Stored data.

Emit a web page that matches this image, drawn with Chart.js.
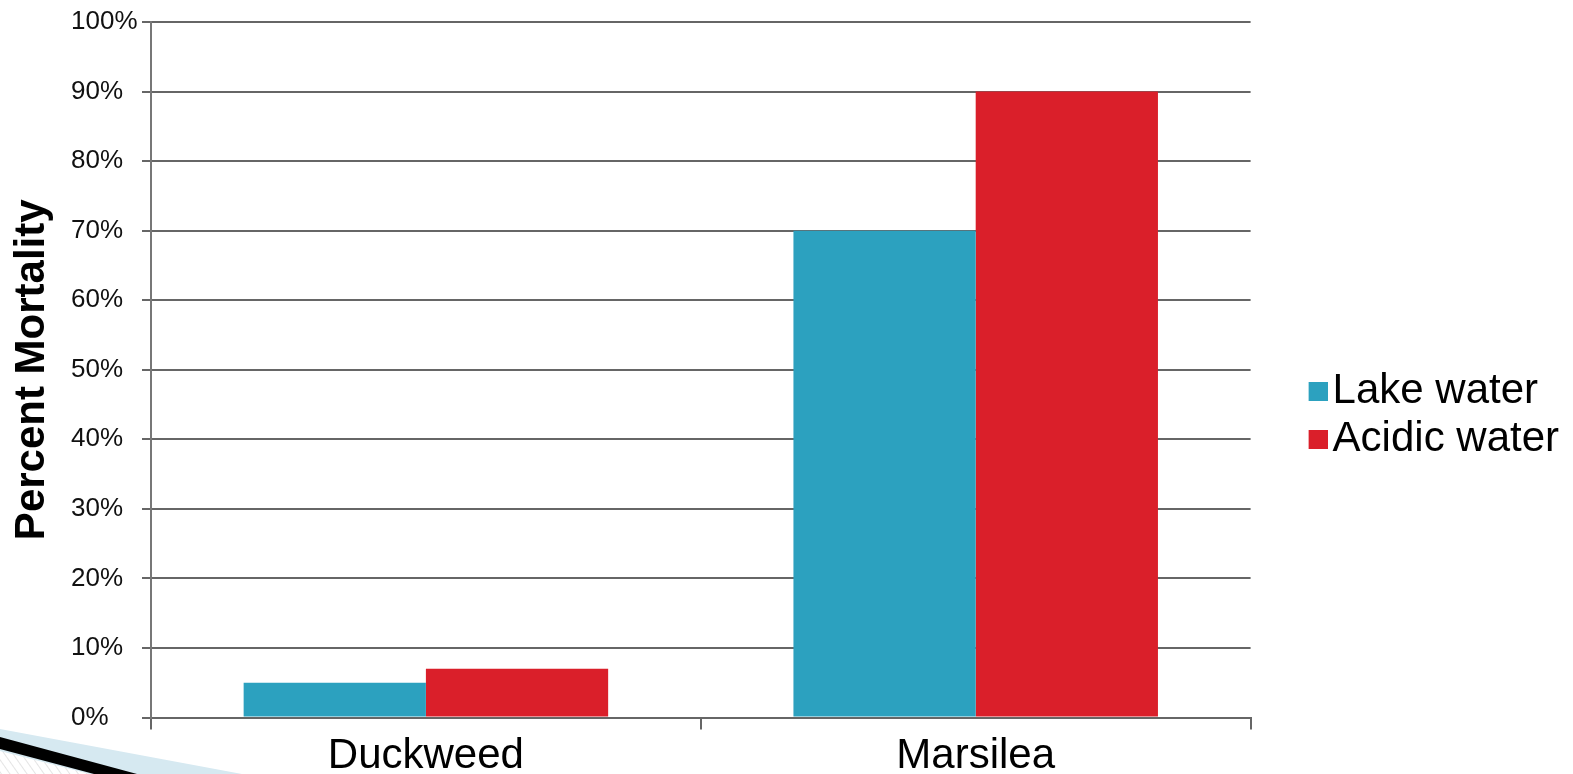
<!DOCTYPE html>
<html>
<head>
<meta charset="utf-8">
<script src="https://cdn.jsdelivr.net/npm/chart.js@4.4.1/dist/chart.umd.min.js"></script>
<style>
  html, body { margin: 0; padding: 0; background: #ffffff; }
  #wrap { position: relative; width: 1573px; height: 774px; overflow: hidden; }
  #deco { position: absolute; left: 0; top: 724px; }
</style>
</head>
<body>
<div id="wrap">
  <canvas id="chart" width="1573" height="774"></canvas>
  <svg id="deco" width="260" height="50" viewBox="0 0 260 50">
    <defs>
      <pattern id="hatch" width="7" height="7" patternUnits="userSpaceOnUse" patternTransform="rotate(-35)">
        <line x1="0" y1="0" x2="0" y2="7" stroke="#c9c9c9" stroke-width="1"/>
      </pattern>
    </defs>
    <polygon points="0,5 242,50 0,50" fill="#d6e9f1"/>
    <polygon points="0,27 90,50 0,50" fill="#ffffff"/>
    <polygon points="0,27 90,50 0,50" fill="url(#hatch)"/>
    <polygon points="0,13 137,50 94,50 0,25" fill="#000000"/>
  </svg>
</div>
<script>
// ---- data ----
const categories = ['Duckweed', 'Marsilea'];
const seriesNames = ['Lake water', 'Acidic water'];
const lakeWater = [5, 70];
const acidicWater = [7, 90];
const yTickLabels = ['0%', '10%', '20%', '30%', '40%', '50%', '60%', '70%', '80%', '90%', '100%'];
const axisTitle = 'Percent Mortality';

// ---- styles ----
const FONT = "'Liberation Sans', Arial, sans-serif";
const colors = ['#2ca1bf', '#da1f2a'];
const gridColor = '#666666';

// legend marker images (square placed close to the text)
const MARK_W = 55;       // pointStyleWidth used by legend layout
const HALF_FONT = 21;    // half of legend font size
const GAP = 5;           // gap square -> text
const SQ = 19;
function makeMark(color) {
  const c = document.createElement('canvas');
  const w = Math.round(2 * (MARK_W / 2 + HALF_FONT - GAP));
  c.width = w; c.height = SQ;
  const g = c.getContext('2d');
  g.fillStyle = color;
  g.fillRect(w - SQ, 0, SQ, SQ);
  return c;
}
const legendMarks = colors.map(makeMark);

new Chart(document.getElementById('chart'), {
  type: 'bar',
  data: {
    labels: categories,
    datasets: [
      { label: seriesNames[0], data: lakeWater, backgroundColor: colors[0], borderWidth: 0,
        categoryPercentage: 0.663, barPercentage: 1.0 },
      { label: seriesNames[1], data: acidicWater, backgroundColor: colors[1], borderWidth: 0,
        categoryPercentage: 0.663, barPercentage: 1.0 }
    ]
  },
  options: {
    responsive: false,
    animation: false,
    devicePixelRatio: 1,
    layout: { padding: { left: 0, top: 22, right: 4, bottom: 0 } },
    scales: {
      x: {
        grid: { display: true, offset: true, drawOnChartArea: false, drawTicks: true,
                tickLength: 12, color: gridColor, lineWidth: 2 },
        border: { display: true, color: gridColor, width: 2 },
        ticks: { font: { family: FONT, size: 42 }, color: '#000000', padding: 2, maxRotation: 0 },
        afterFit: (s) => { s.height = 56.5; }
      },
      y: {
        min: 0, max: 100,
        grid: { color: gridColor, lineWidth: 2, tickLength: 9, drawTicks: true },
        border: { display: true, color: '#777777', width: 2 },
        ticks: {
          stepSize: 10,
          crossAlign: 'far',
          font: { family: FONT, size: 26 },
          color: '#111111',
          callback: (v, i) => yTickLabels[i]
        },
        afterFit: (s) => { s.width = 80; }
      }
    },
    plugins: {
      title: {
        display: true,
        text: axisTitle,
        position: 'left',
        fullSize: false,
        color: '#000000',
        font: { family: FONT, size: 42, weight: 'bold', lineHeight: 1.2 },
        padding: { top: 7, bottom: 13.6 }
      },
      legend: {
        display: true,
        position: 'right',
        align: 'center',
        maxWidth: 420,
        title: { display: true, text: '', font: { size: 20, lineHeight: 1 }, padding: 7 },
        labels: {
          font: { family: FONT, size: 42 },
          color: '#000000',
          padding: 6,
          usePointStyle: true,
          pointStyleWidth: MARK_W,
          generateLabels: (chart) => {
            const items = Chart.defaults.plugins.legend.labels.generateLabels(chart);
            items.forEach((it, i) => { it.pointStyle = legendMarks[i]; it.fontColor = '#000000'; });
            return items;
          }
        }
      },
      tooltip: { enabled: false }
    }
  }
});
</script>
</body>
</html>
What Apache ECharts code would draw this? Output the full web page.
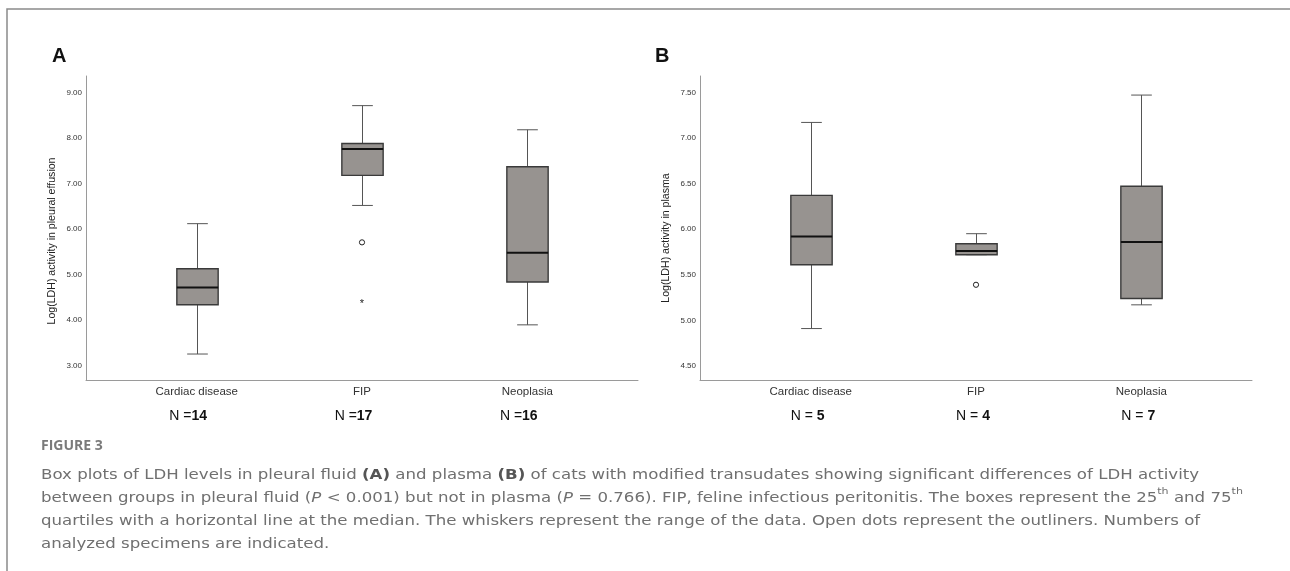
<!DOCTYPE html>
<html>
<head>
<meta charset="utf-8">
<script src="https://cdn.jsdelivr.net/npm/echarts@6/dist/echarts.min.js"></script>
<style>
  html, body { margin: 0; padding: 0; background: #fff; }
  #main { width: 1290px; height: 571px; }
</style>
</head>
<body>
<div id="main"></div>
<script>
// groups are placed at positions 1, 2, 3 of the x value axis
const groups = ['Cardiac disease', 'FIP', 'Neoplasia'];
const countsA = [14, 17, 16];
const countsB = [5, 4, 7];

// [min, Q1, median, Q3, max]
const boxA = [
  [3.26, 4.34, 4.72, 5.13, 6.12],
  [6.52, 7.18, 7.76, 7.88, 8.71],
  [3.90, 4.84, 5.48, 7.37, 8.18]
];
const boxB = [
  [4.91, 5.61, 5.92, 6.37, 7.17],
  [5.72, 5.72, 5.76, 5.84, 5.95],
  [5.17, 5.24, 5.86, 6.47, 7.47]
];

// [group position, value, marker]
const outliersA = [[2, 5.71, 'o'], [2, 4.40, '*']];
const outliersB = [[2, 5.39, 'o']];

const yTicksA = { min: 2.69, max: 9.36, step: 1 };
const yTicksB = { min: 4.346, max: 7.679, step: 0.5 };

const myChart = echarts.init(document.getElementById('main'));

function renderBox(params, api) {
  const x = api.value(0);
  const lo = api.coord([x, api.value(1)]);
  const q1 = api.coord([x, api.value(2)]);
  const md = api.coord([x, api.value(3)]);
  const q3 = api.coord([x, api.value(4)]);
  const hi = api.coord([x, api.value(5)]);
  const w = api.size([0.25, 0])[0];
  const half = w / 2, cap = w / 4;
  const cx = Math.round(lo[0]) + 0.5;
  const line = { stroke: '#555', lineWidth: 1 };
  return {
    type: 'group',
    children: [
      { type: 'line', shape: { x1: cx, y1: q3[1], x2: cx, y2: hi[1] }, style: line },
      { type: 'line', shape: { x1: cx, y1: lo[1], x2: cx, y2: q1[1] }, style: line },
      { type: 'line', shape: { x1: cx - cap, y1: hi[1], x2: cx + cap, y2: hi[1] }, style: line },
      { type: 'line', shape: { x1: cx - cap, y1: lo[1], x2: cx + cap, y2: lo[1] }, style: line },
      { type: 'rect', shape: { x: cx - half, y: q3[1], width: w, height: q1[1] - q3[1] },
        style: { fill: '#979390', stroke: '#3a3a3a', lineWidth: 1.4 } },
      { type: 'line', shape: { x1: cx - half, y1: md[1], x2: cx + half, y2: md[1] },
        style: { stroke: '#111', lineWidth: 2 } }
    ]
  };
}

function renderOutlier(params, api) {
  const p = api.coord([api.value(0), api.value(1)]);
  if (api.value(2) === '*') {
    return { type: 'text', style: { x: p[0], y: p[1] + 2, text: '*', fontSize: 11,
      fontFamily: 'Liberation Sans, Arial', fill: '#222', align: 'center', verticalAlign: 'middle' } };
  }
  return { type: 'circle', shape: { cx: p[0], cy: p[1], r: 2.6 },
    style: { fill: '#fff', stroke: '#222', lineWidth: 1 } };
}

function xAxisFor(grid, counts, sep, shift) {
  return {
    type: 'value', gridIndex: grid, min: 0.33, max: 3.67, splitNumber: 6,
    axisLine: { show: true, lineStyle: { color: '#9a9a9a', width: 1 } },
    axisTick: { show: false }, splitLine: { show: false },
    axisLabel: {
      margin: 0,
      formatter: function (v) {
        const r = Math.round(v);
        if (Math.abs(v - r) > 1e-6 || r < 1 || r > 3) return '';
        return '{c|' + groups[r - 1] + '}\n{n|N ' + sep + '}{b|' + counts[r - 1] + '}';
      },
      rich: {
        c: { fontSize: 11.5, color: '#333', lineHeight: 24, fontFamily: 'Liberation Sans, Arial' },
        n: { fontSize: 14, color: '#111', lineHeight: 24, fontFamily: 'Liberation Sans, Arial' },
        b: { fontSize: 14, color: '#111', lineHeight: 24, fontWeight: 'bold', fontFamily: 'Liberation Sans, Arial',
          padding: [0, shift, 0, 0] }
      }
    }
  };
}

function yAxisFor(grid, t, name, pad) {
  return {
    type: 'value', gridIndex: grid, min: t.min, max: t.max,
    name: name, nameLocation: 'middle', nameGap: 28,
    nameTextStyle: { fontSize: 10.6, color: '#222', fontFamily: 'Liberation Sans, Arial', padding: [0, pad, 0, 0] },
    axisLine: { show: true, lineStyle: { color: '#9a9a9a', width: 1 } },
    axisTick: { show: false }, splitLine: { show: false },
    axisLabel: {
      fontSize: 8, color: '#333', margin: 4, fontFamily: 'Liberation Sans, Arial',
      showMinLabel: false, showMaxLabel: false,
      formatter: function (v) {
        const k = v / t.step;
        if (Math.abs(k - Math.round(k)) > 1e-6) return '';
        return v.toFixed(2);
      }
    }
  };
}

const capFont = 'DejaVu Sans';
const capColor = '#707070';
const rich = {
  t: { fontSize: 13.5, fill: capColor, fontFamily: capFont, lineHeight: 23 },
  b: { fontSize: 13.5, fill: '#555', fontFamily: capFont, fontWeight: 'bold', lineHeight: 23 },
  i: { fontSize: 13.5, fill: capColor, fontFamily: capFont, fontStyle: 'italic', lineHeight: 23 },
  s: { fontSize: 9, fill: capColor, fontFamily: capFont, lineHeight: 23, verticalAlign: 'top', padding: [0, 0, 8, 0] }
};

const caption =
  '{t|Box plots of LDH levels in pleural fluid }{b|(A)}{t| and plasma }{b|(B)}{t| of cats with modified transudates showing significant differences of LDH activity}\n' +
  '{t|between groups in pleural fluid (}{i|P}{t| < 0.001) but not in plasma (}{i|P}{t| = 0.766). FIP, feline infectious peritonitis. The boxes represent the 25}{s|th}{t| and 75}{s|th}\n' +
  '{t|quartiles with a horizontal line at the median. The whiskers represent the range of the data. Open dots represent the outliners. Numbers of}\n' +
  '{t|analyzed specimens are indicated.}';

const option = {
  animation: false,
  grid: [
    { left: 86, top: 76, width: 552, height: 304 },
    { left: 700, top: 76, width: 552, height: 304 }
  ],
  xAxis: [xAxisFor(0, countsA, '=', 17), xAxisFor(1, countsB, '= ', 6)],
  yAxis: [
    yAxisFor(0, yTicksA, 'Log(LDH) activity in pleural effusion', 26),
    yAxisFor(1, yTicksB, 'Log(LDH) activity in plasma', 20)
  ],
  series: [
    { type: 'custom', xAxisIndex: 0, yAxisIndex: 0, renderItem: renderBox,
      encode: { x: 0, y: [1, 2, 3, 4, 5] },
      data: boxA.map((b, i) => [i + 1].concat(b)) },
    { type: 'custom', xAxisIndex: 1, yAxisIndex: 1, renderItem: renderBox,
      encode: { x: 0, y: [1, 2, 3, 4, 5] },
      data: boxB.map((b, i) => [i + 1].concat(b)) },
    { type: 'custom', xAxisIndex: 0, yAxisIndex: 0, renderItem: renderOutlier,
      encode: { x: 0, y: 1 }, dimensions: ['x', 'y', { name: 'm', type: 'ordinal' }],
      data: outliersA },
    { type: 'custom', xAxisIndex: 1, yAxisIndex: 1, renderItem: renderOutlier,
      encode: { x: 0, y: 1 }, dimensions: ['x', 'y', { name: 'm', type: 'ordinal' }],
      data: outliersB }
  ],
  graphic: [
    { type: 'polyline', shape: { points: [[7, 571], [7, 9], [1290, 9]] },
      style: { stroke: '#8a8a8a', lineWidth: 1.5, fill: null } },
    { type: 'text', left: 52, top: 46,
      style: { text: 'A', fontSize: 20, fontWeight: 'bold', fill: '#111', fontFamily: 'Liberation Sans, Arial' } },
    { type: 'text', left: 655, top: 46,
      style: { text: 'B', fontSize: 20, fontWeight: 'bold', fill: '#111', fontFamily: 'Liberation Sans, Arial' } },
    { type: 'text', x: 41, y: 439,
      style: { text: 'FIGURE 3', fontSize: 14, fontWeight: 'bold', fill: '#7a7a7a', fontFamily: 'Open Sans' } },
    { type: 'text', x: 41, y: 464, scaleX: 1.23,
      style: { text: caption, rich: rich } }
  ]
};

option && myChart.setOption(option);
</script>
</body>
</html>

Goal. Lines from the one with "What Apache ECharts" through the one with "const myChart = echarts.init(document.getElementById('main'));" are the only ones to quote. Quote them exactly and leave out pictures.

Correct response.
What Apache ECharts code would draw this? Output the full web page.
<!DOCTYPE html>
<html>
<head>
<meta charset="utf-8">
<script src="https://cdn.jsdelivr.net/npm/echarts@6/dist/echarts.min.js"></script>
<style>
  html, body { margin: 0; padding: 0; background: #fff; }
  #main { width: 1290px; height: 571px; }
</style>
</head>
<body>
<div id="main"></div>
<script>
// groups are placed at positions 1, 2, 3 of the x value axis
const groups = ['Cardiac disease', 'FIP', 'Neoplasia'];
const countsA = [14, 17, 16];
const countsB = [5, 4, 7];

// [min, Q1, median, Q3, max]
const boxA = [
  [3.26, 4.34, 4.72, 5.13, 6.12],
  [6.52, 7.18, 7.76, 7.88, 8.71],
  [3.90, 4.84, 5.48, 7.37, 8.18]
];
const boxB = [
  [4.91, 5.61, 5.92, 6.37, 7.17],
  [5.72, 5.72, 5.76, 5.84, 5.95],
  [5.17, 5.24, 5.86, 6.47, 7.47]
];

// [group position, value, marker]
const outliersA = [[2, 5.71, 'o'], [2, 4.40, '*']];
const outliersB = [[2, 5.39, 'o']];

const yTicksA = { min: 2.69, max: 9.36, step: 1 };
const yTicksB = { min: 4.346, max: 7.679, step: 0.5 };

const myChart = echarts.init(document.getElementById('main'));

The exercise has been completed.